Metals, such as zink, copper and silver, are known to act as anti-microbial agents. The nitrate salts of these agents in Aqua Salveo™ can thus be assumed to contribute towards the enhanced shelf-life noted on the treated vegetable products. Upon subjecting the treated samples to laboratory tests, it was clear that the plate counts were significantly lower on produce that was rinsed in Aqua Salveo™.

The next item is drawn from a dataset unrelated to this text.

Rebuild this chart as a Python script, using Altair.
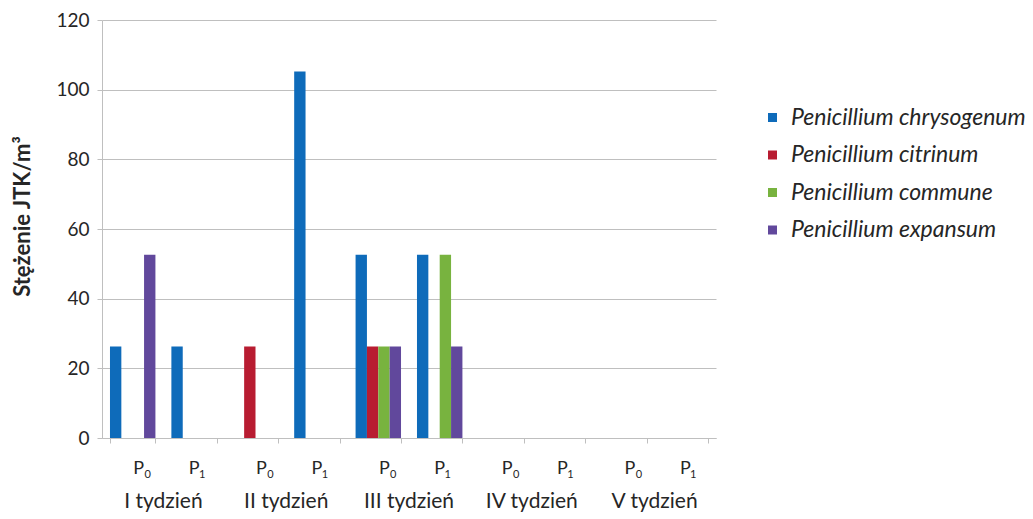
import altair as alt
import pandas as pd

weeks = ["I tydzień", "II tydzień", "III tydzień", "IV tydzień", "V tydzień"]
points = ["P0", "P1"]
subs = {"P0": "0", "P1": "1"}
series = [
    "Penicillium chrysogenum",
    "Penicillium citrinum",
    "Penicillium commune",
    "Penicillium expansum",
]
# values per series, in order I-P0, I-P1, II-P0, II-P1, ... V-P1
chrysogenum = [26.3, 26.3, 0, 105.2, 52.6, 52.6, 0, 0, 0, 0]
citrinum = [0, 0, 26.3, 0, 26.3, 0, 0, 0, 0, 0]
commune = [0, 0, 0, 0, 26.3, 52.6, 0, 0, 0, 0]
expansum = [52.6, 0, 0, 0, 26.3, 26.3, 0, 0, 0, 0]
colors = ["#0E6BBA", "#B81C31", "#78B33F", "#61489C"]

groups = [f"{w}|{p}" for w in weeks for p in points]
rows = []
for s, vals in zip(series, [chrysogenum, citrinum, commune, expansum]):
    for g, v in zip(groups, vals):
        rows.append({"group": g, "series": s, "value": v})
df = pd.DataFrame(rows)

lab = pd.DataFrame(
    [{"group": f"{w}|{p}", "week": w, "p": p, "P": "P", "sub": subs[p]} for w in weeks for p in points]
)

FONT = "Lato"
W, H = 614, 418
step = W / 10.0
TXT = "#262626"
GRID = "#BFBFBF"

xscale = alt.Scale(domain=groups, paddingInner=0.26, paddingOuter=0.13)

bars = alt.Chart(df).mark_bar().encode(
    x=alt.X("group:N", scale=xscale, sort=groups,
            axis=alt.Axis(title=None, labels=False, tickBand="extent", ticks=True,
                          tickSize=5, tickColor=GRID, domainColor=GRID, grid=False)),
    xOffset=alt.XOffset("series:N", sort=series, scale=alt.Scale(domain=series, paddingInner=0, paddingOuter=0)),
    y=alt.Y("value:Q", scale=alt.Scale(domain=[0, 120]),
            axis=alt.Axis(values=[0, 20, 40, 60, 80, 100, 120], title="Stężenie JTK/m³",
                          titleFontSize=22, titleFont=FONT, titleFontWeight="bold", titleColor=TXT,
                          titlePadding=21, titleY=196, labelFontSize=19, labelFont=FONT, labelColor=TXT,
                          labelPadding=8, tickSize=5, tickColor=GRID, domainColor=GRID,
                          gridColor=GRID, grid=True)),
    color=alt.Color("series:N", sort=series, scale=alt.Scale(domain=series, range=colors),
                    legend=alt.Legend(title=None, orient="none", legendX=659, legendY=86,
                                      symbolType="square", symbolSize=81, symbolStrokeWidth=0,
                                      labelFont=FONT, labelFontSize=23, labelFontStyle="italic",
                                      labelColor=TXT, labelOffset=7, labelLimit=0,
                                      rowPadding=13.5, padding=0)),
)

def ptext(pname, dxP, dxS):
    base = alt.Chart(lab).transform_filter(alt.datum.p == pname)
    t1 = base.mark_text(font=FONT, fontSize=18, color=TXT, baseline="alphabetic", dx=dxP).encode(
        x=alt.X("group:N", scale=xscale, sort=groups), y=alt.value(H + 36), text="P:N")
    t2 = base.mark_text(font=FONT, fontSize=11, color=TXT, baseline="alphabetic", dx=dxS).encode(
        x=alt.X("group:N", scale=xscale, sort=groups), y=alt.value(H + 40), text="sub:N")
    return t1 + t2

weekt = alt.Chart(lab).transform_filter(alt.datum.p == "P0").mark_text(
    font=FONT, fontSize=21, color=TXT, baseline="alphabetic", dx=step / 2).encode(
    x=alt.X("group:N", scale=xscale, sort=groups), y=alt.value(H + 70), text="week:N")

chart = alt.layer(bars, ptext("P0", 6, 15), ptext("P1", 0, 8), weekt).properties(
    width=W, height=H,
    autosize=alt.AutoSizeParams(type="none"),
    padding={"left": 94, "top": 12, "right": 309, "bottom": 81},
).configure_view(stroke=None).configure_axis(labelFont=FONT, titleFont=FONT)

chart.save("out.html", embed_options={"renderer": "svg", "actions": False})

It is important to consider the shelf-life of fresh cut vegetables as a criterion when evaluating the efficacy of chemical agents applied as a post-harvest treatment. This allows various advantages for producers (packers), distributors and the end-users (1) packed products does last longer allowing better planning from a production and distribution point of view, (2) end-users will also benefit from the fact that prepared vegetable products will remain fresh for longer periods of time.
Aqua Salveo™ also holds a SABS mark and comprehensive documentation, such as the Material Safety Data Sheets (MSDS). These accreditations substantiate the fact that the product is a non-toxic compound, perfectly fit for use in food processing factories and that these attributes also minimize the risk of chemical contamination.